The New York-based Episcopal Church is the U.S. body of the 77 million-member Anglican Communion. Episcopal conservatives responded to Bishop Robinson’s consecration by creating a rival denomination, the Anglican Church in North America, under the guidance of like-minded Anglican leaders overseas. Anglican leaders had asked Episcopalians for a moratorium on electing another gay or lesbian bishop as the communion struggled to stay together. Episcopalians agreed, but three years ago voted to lift the temporary ban.

A spokeswoman for the leader of the Episcopal Church, Presiding Bishop Katharine Jefferts Schori, said she would not comment Tuesday.

During the debate Tuesday, opponents argued that adopting an official liturgy amounted to an endorsement of same-sex marriage with no theological justification for doing so. EpiscopalChurch law and the Book of Common Prayer still define marriage as the union of a man and a woman.

“It is being seen as a marriage rite even though I was told that is not intended,” said the Rev.

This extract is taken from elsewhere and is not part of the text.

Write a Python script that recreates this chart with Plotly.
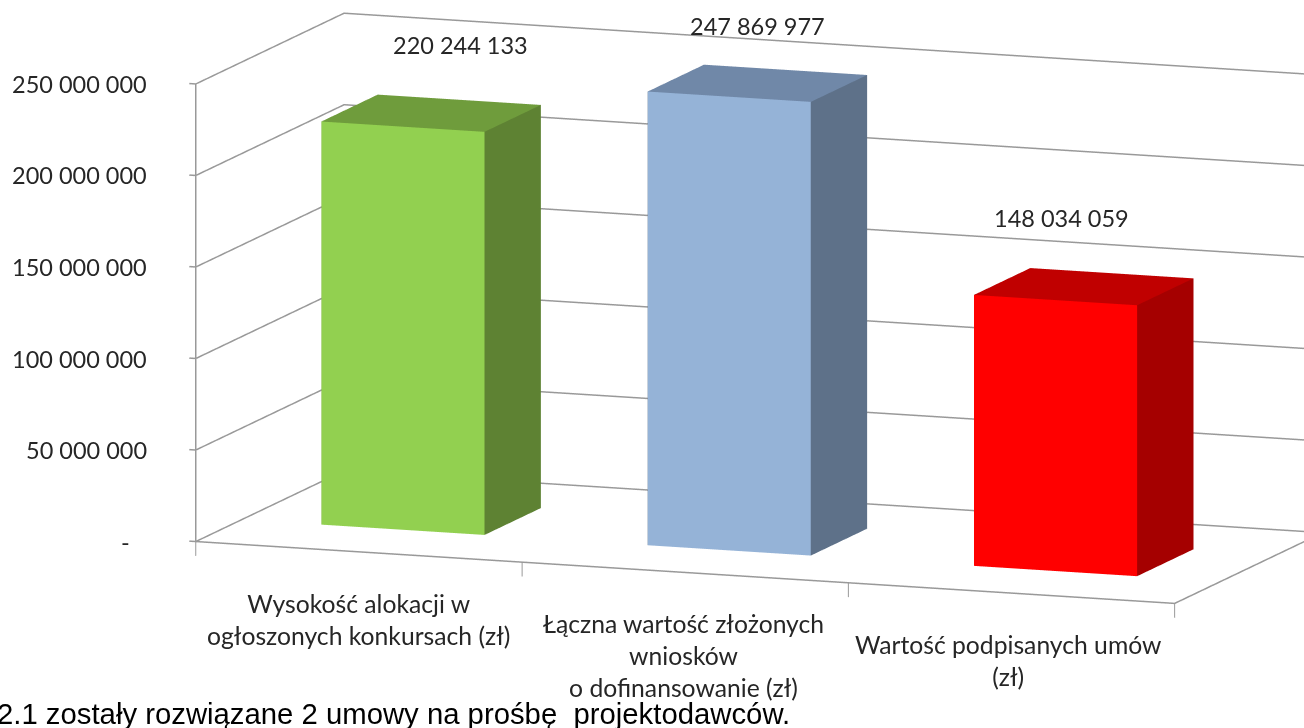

Sharon Lewis, a member of the Diocese of Southwest Florida delegation.

The Rev. David Thurlow of the Diocese of South Carolina, which has withdrawn from some councils of the national church in protest of its theological direction, said the church was “marching off not only completely out of step with, but completely out of line with, the faith once delivered to the saints.”

Yet with the departure of many Episcopal conservatives from the denomination, even critics of the resolution acknowledged that they were unlikely to stop the measure.